LoadStringAsync is implemented to first asynchronously retrieve a first name, then asynchronously retrieve a last name, and then return the concatenation of the two.  Notice that it’s using “await”, which, as pointed out previously, is similar to the aforementioned TPL code that uses a continuation to post back to the synchronization context that was current when the await was issued.  So, here’s the crucial point: for LoadStringAsync to complete (i.e. for it to have loaded all of its data and returned its concatenated string, completing the task it returned with that concatenated result), the delegates it posted to the UI thread must have completed.  If the UI thread is unable to get back to the message loop to process messages, it will be unable to pick up the posted delegates that resulted from the asynchronous operations in LoadStringAsync completing, which means the remainder of LoadStringAsync will not run, which means the Task<string> returned from LoadStringAsync will not complete.  It won’t complete until the relevant messages are processed by the message loop.

With that in mind, consider this (faulty) reimplementation of button1_Click:

private void button1_Click(object sender, RoutedEventArgs e)
{
    Task<string> s = LoadStringAsync();
    textBox1.Text = s.Result; // warning: buggy
}

There’s an exceedingly good chance that this code will hang your application.  The Task<string>.Result property is strongly typed as a String, and thus it can’t return until it has the valid result string to hand back; in other words, it blocks until the result is available.  We’re inside of button1_Click then blocking for LoadStringAsync to complete, but LoadStringAsync’s implementation depends on being able to post code asynchronously back to the UI to be executed, and the task returned from LoadStringAsync won’t complete until it does.  LoadStringAsync is waiting for button1_Click to complete, and button1_Click is waiting for LoadStringAsync to complete.
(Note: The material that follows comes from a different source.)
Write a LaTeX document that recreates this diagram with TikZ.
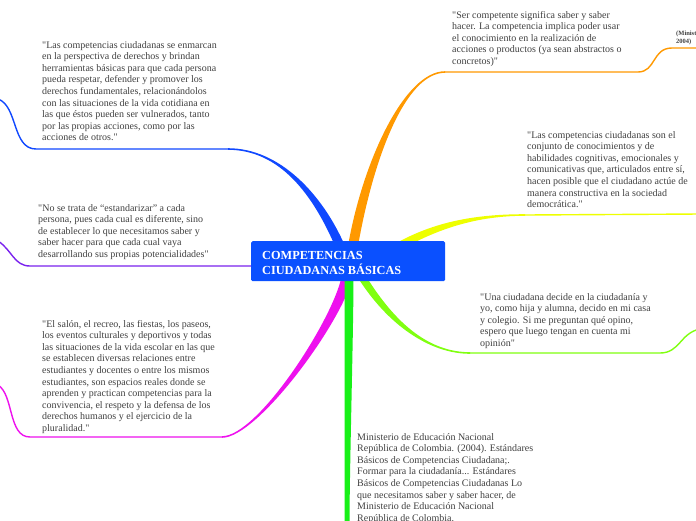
\documentclass[tikz,border=0pt]{standalone}
\usepackage{fontspec}
\setmainfont{Liberation Serif}[Ligatures=TeXOff]
\usetikzlibrary{calc}
\pgfdeclarelayer{bg}
\pgfsetlayers{bg,main}
\definecolor{cblue}{HTML}{0A50FF}
\definecolor{bblue}{HTML}{1048FF}
\definecolor{corange}{HTML}{FF9900}
\definecolor{cyellow}{HTML}{EEFF00}
\definecolor{clime}{HTML}{80FF10}
\definecolor{cgreen}{HTML}{18F018}
\definecolor{cmag}{HTML}{EE11EE}
\definecolor{cpurple}{HTML}{7A22EE}
\definecolor{txtgray}{HTML}{404040}
\newcommand\taper[7]{%
  \fill[#1] ($(#2)+#6$) .. controls ($(#3)+#6$) and ($(#4)+#7$) .. ($(#5)+#7$)
    -- ($(#5)-#7$) .. controls ($(#4)-#7$) and ($(#3)-#6$) .. ($(#2)-#6$) -- cycle;}
\begin{document}
\begin{tikzpicture}[x=1pt,y=-1pt,
  txt/.style={anchor=base west, inner sep=0pt, align=left, font=\fontsize{10}{11.6}\selectfont, text=txtgray},
  ul/.style={line width=1.4pt},
  cbox/.style={anchor=north west, fill=cblue, rounded corners=1.5pt, minimum width=194pt, minimum height=40pt, inner sep=0pt}]
\useasboundingbox (0,0) rectangle (696,520);
\clip (0,0) rectangle (696,520);

% central node
\node[cbox] (c) at (251,241) {};
\node[anchor=base west, inner sep=0pt, align=left, text=white, font=\fontsize{12.3}{15}\selectfont\bfseries] (ct) at (262,274.5) {COMPETENCIAS\\CIUDADANAS BÁSICAS};

% text nodes (anchored at the baseline of their last line)
\node[txt] (ta) at (452,64.4) {"Ser competente significa saber y saber\\hacer. La competencia implica poder usar\\el conocimiento en la realización de\\acciones o productos (ya sean abstractos o\\concretos)"};
\node[anchor=base west, inner sep=0pt, align=left, font=\fontsize{6.5}{7.8}\selectfont\bfseries, text=txtgray] (th) at (676,43.3) {(Ministerio de Educación Nacional,\\2004)};
\node[txt] (tb) at (42,140.8) {"Las competencias ciudadanas se enmarcan\\en la perspectiva de derechos y brindan\\herramientas básicas para que cada persona\\pueda respetar, defender y promover los\\derechos fundamentales, relacionándolos\\con las situaciones de la vida cotidiana en\\las que éstos pueden ser vulnerados, tanto\\por las propias acciones, como por las\\acciones de otros."};
\node[txt] (tc) at (38,257.4) {"No se trata de “estandarizar” a cada\\persona, pues cada cual es diferente, sino\\de establecer lo que necesitamos saber y\\saber hacer para que cada cual vaya\\desarrollando sus propias potencialidades"};
\node[txt] (td) at (42,431.4) {"El salón, el recreo, las fiestas, los paseos,\\los eventos culturales y deportivos y todas\\las situaciones de la vida escolar en las que\\se establecen diversas relaciones entre\\estudiantes y docentes o entre los mismos\\estudiantes, son espacios reales donde se\\aprenden y practican competencias para la\\convivencia, el respeto y la defensa de los\\derechos humanos y el ejercicio de la\\pluralidad."};
\node[txt] (te) at (527,207.6) {"Las competencias ciudadanas son el\\conjunto de conocimientos y de\\habilidades cognitivas, emocionales y\\comunicativas que, articulados entre sí,\\hacen posible que el ciudadano actúe de\\manera constructiva en la sociedad\\democrática."};
\node[txt] (tf) at (480,346.4) {"Una ciudadana decide en la ciudadanía y\\yo, como hija y alumna, decido en mi casa\\y colegio. Si me preguntan qué opino,\\espero que luego tengan en cuenta mi\\opinión"};
\node[txt] (tg) at (357,521.2) {Ministerio de Educación Nacional\\República de Colombia. (2004). Estándares\\Básicos de Competencias Ciudadana;.\\Formar para la ciudadanía... Estándares\\Básicos de Competencias Ciudadanas Lo\\que necesitamos saber y saber hacer, de\\Ministerio de Educación Nacional\\República de Colombia.};

% connector end points
\coordinate (oS) at (353,246);
\coordinate (oE) at (445,72);
\coordinate (oF) at (638,72);
\coordinate (hS) at (672,48);
\coordinate (hE) at (700,48);
\coordinate (bS) at (340,246);
\coordinate (bE) at (228,149);
\coordinate (bF) at (36,149);
\coordinate (bX) at (-2,99);
\coordinate (pS) at (253,266);
\coordinate (pF) at (30,266);
\coordinate (pX) at (-2,241);
\coordinate (mS) at (347,277);
\coordinate (mE) at (222,437);
\coordinate (mF) at (30,437);
\coordinate (mX) at (-2,385);
\coordinate (gS) at (349,277);
\coordinate (gE) at (347,524);
\coordinate (lS) at (362,277);
\coordinate (lE) at (470,353);
\coordinate (lF) at (660,353);
\coordinate (lX) at (700,329);
\coordinate (yS) at (392,250);
\coordinate (yE) at (525,215);
\coordinate (yX) at (700,214);

\begin{pgfonlayer}{bg}
\fill[white] (0,0) rectangle (696,520);
% orange
\taper{corange}{oS}{368,160}{405,72}{oE}{(5,0)}{(0,0.8)}
\draw[ul, corange] (oE) -- (oF) .. controls (656,72) and (652,48) .. (hS) -- (hE);
% blue
\taper{bblue}{bS}{318,195}{280,149}{bE}{(5,0)}{(0,-0.8)}
\draw[ul, bblue] (bE) -- (bF) .. controls (12,149) and (18,106) .. (bX);
% purple
\draw[ul, cpurple] (pS) -- (pF) .. controls (14,266) and (12,250) .. (pX);
% magenta
\taper{cmag}{mS}{338,320}{258,437}{mE}{(5.5,0)}{(0,0.8)}
\draw[ul, cmag] (mE) -- (mF) .. controls (8,437) and (14,395) .. (mX);
% green
\taper{cgreen}{gS}{349,330}{347,470}{gE}{(4.5,0)}{(2.5,0)}
% lime
\taper{clime}{lS}{392,325}{430,353}{lE}{(4.5,0)}{(0,-0.8)}
\draw[ul, clime] (lE) -- (lF) .. controls (680,353) and (680,333) .. (lX);
% yellow
\taper{cyellow}{yS}{430,228}{470,215}{yE}{(0,-4.5)}{(0,-0.8)}
\draw[ul, cyellow] (yE) -- (yX);
\end{pgfonlayer}
\end{tikzpicture}
\end{document}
Deadlock!

This problem can be exemplified easily without using any of this complicated machinery, e.g.:

private void button1_Click(object sender, RoutedEventArgs e)
{
    var mre = new ManualResetEvent(false);
    SynchronizationContext.Current.Post(_ => mre.Set(), null);
    mre.WaitOne(); // warning: buggy
}

Here, we’re creating a ManualResetEvent, a synchronization primitive that allows us to synchronously wait (block) until the primitive is set.  After creating it, we post back to the UI thread to set the event, and then we wait for it to be set.  But we’re waiting on the very thread that would go back to the message loop to pick up the posted message to do the set operation.  Deadlock.

The moral of this (longer than intended) story is that you should not block the UI thread.  Contrary to Nike’s recommendations, just don’t do it.  The new async language functionality makes it easy to asynchronous wait for your work to complete.  So, on your UI thread, instead of writing:

Task<string> s = LoadStringAsync();
textBox1.Text = s.Result; // BAD ON UI

you can write:

Task<string> s = LoadStringAsync();
textBox1.Text = await s; // GOOD ON UI

Or instead of writing:

Task t = DoWork();
t.Wait(); // BAD ON UI

you can write:

Task t = DoWork();
await t; // GOOD ON UI

This isn’t to say you should never block.  To the contrary, synchronously waiting for a task to complete can be a very effective mechanism, and can exhibit less overhead in many situations than the asynchronous counterpart.  There are also some contexts where asynchronously waiting can be dangerous. For these reasons and others, Task and Task<TResult> support both approaches, so you can have your cake and eat it too.  Just be cognizant of what you’re doing and when, and don’t block your UI thread.

(One final note: the Async CTP includes the TaskEx.ConfigureAwait method.  You can use this method to suppress the default behavior of marshaling back to the original synchronization context.  This could have been used, for example, in the LoadStringAsync method to prevent those awaits from needing to return to the UI thread.  This would not only have prevented the deadlock, it would have also resulted in better performance, because we now no longer need to force execution back to the UI thread, when nothing in that method actually needed to run on the UI thread.)